Langevin Unlearning: A New Perspective of Noisy Gradient Descent for Machine Unlearning
This addresses the need for efficient and privacy-preserving unlearning in response to legal requirements like the 'right to be forgotten', though it appears incremental as it builds on existing DP-based approaches.
The paper tackles the problem of machine unlearning by proposing Langevin unlearning, a framework based on noisy gradient descent that provides privacy guarantees similar to Differential Privacy, resulting in benefits such as approximate certified unlearning for non-convex problems and complexity savings compared to retraining.

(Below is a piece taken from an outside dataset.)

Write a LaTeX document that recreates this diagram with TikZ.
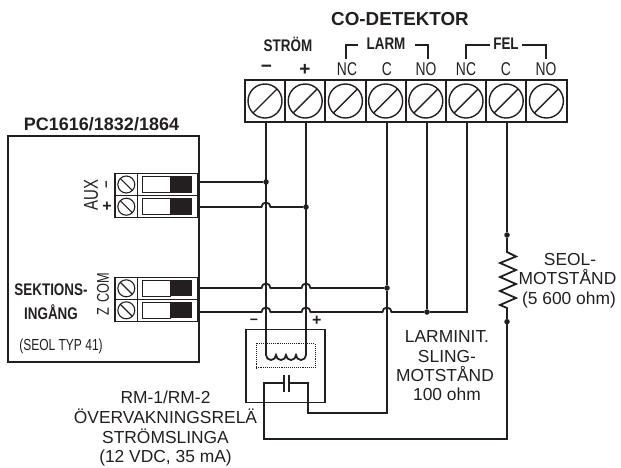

Machine unlearning has raised significant interest with the adoption of laws ensuring the ``right to be forgotten''. Researchers have provided a probabilistic notion of approximate unlearning under a similar definition of Differential Privacy (DP), where privacy is defined as statistical indistinguishability to retraining from scratch. We propose Langevin unlearning, an unlearning framework based on noisy gradient descent with privacy guarantees for approximate unlearning problems. Langevin unlearning unifies the DP learning process and the privacy-certified unlearning process with many algorithmic benefits. These include approximate certified unlearning for non-convex problems, complexity saving compared to retraining, sequential and batch unlearning for multiple unlearning requests.